At the same time, releasing into a stacked calendar means Tarsier and publisher THQ Nordic have to be sharp about what makes Reanimal different. The good news is that it genuinely is not just Little Nightmares 3 in a new coat. Co‑op is not a bolt‑on mode; it is the spine of the experience. The orphan ensemble and heavier focus on interpersonal bonds give it a distinct emotional register. The studio’s pedigree, the strength of word‑of‑mouth from Gamescom and Tokyo Game Show demos, and the upcoming multi‑platform demo strategy all help make the February slot feel like a confident, rather than desperate, choice.
Why Reanimal May Be Tarsier’s Next Big Horror Hit
Viewed in the context of Tarsier’s catalog, Reanimal looks like a natural, if braver, evolution. Little Nightmares proved the team can make unforgettable spaces and fragile protagonists. Reanimal takes those strengths and welds on an extra layer of complexity, asking players not only to keep a child alive but to be responsible for someone else’s fear in real time.

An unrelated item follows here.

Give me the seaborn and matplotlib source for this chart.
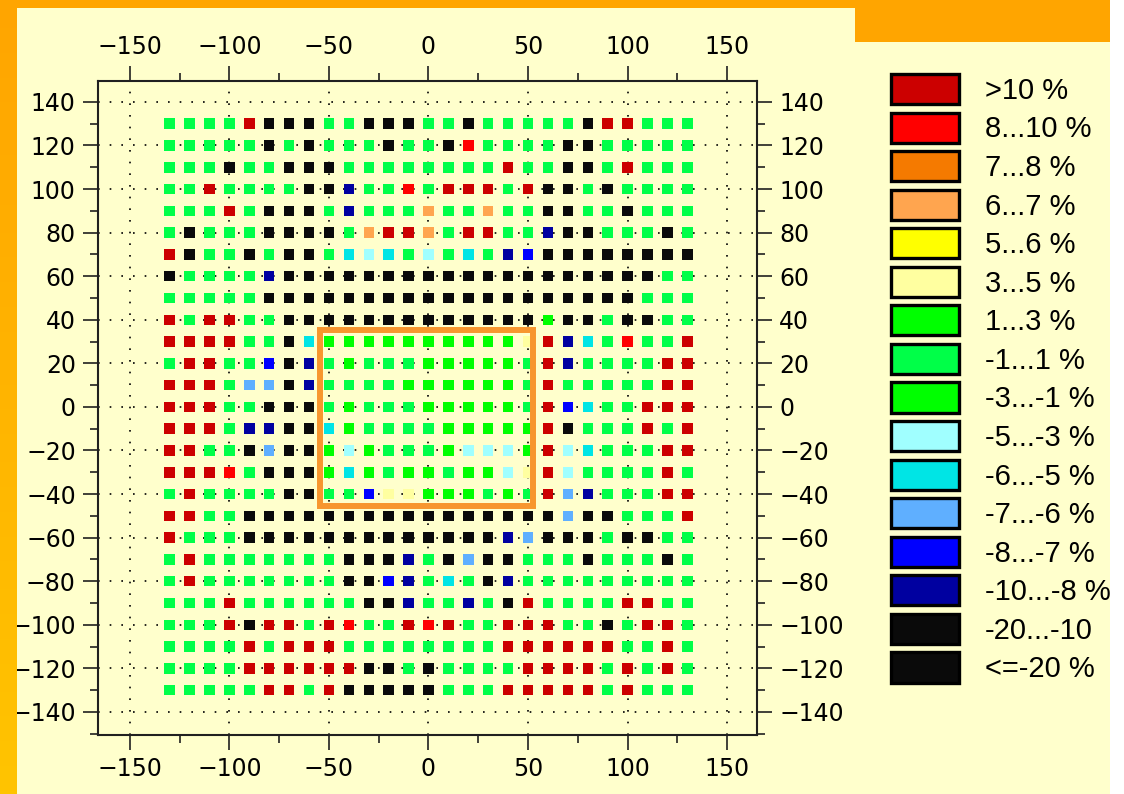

If the full game can maintain the demo’s balance of puzzle solving, stealth, and relationship‑driven horror, Reanimal has a real shot at becoming the studio’s new flagship series. The co‑op structure gives it a hook in a market where many horror games still chase the solitary, streamer‑bait experience. The orphan cast and mask‑driven worldbuilding speak to a richer vein of storytelling that fans of Little Nightmares’ lore will be eager to mine.
In a crowded 2026 horror calendar, that might be enough. Reanimal does not just want to scare you. It wants to make you feel what it is like to be small, outnumbered, and grateful that at least one other person is there in the dark with you.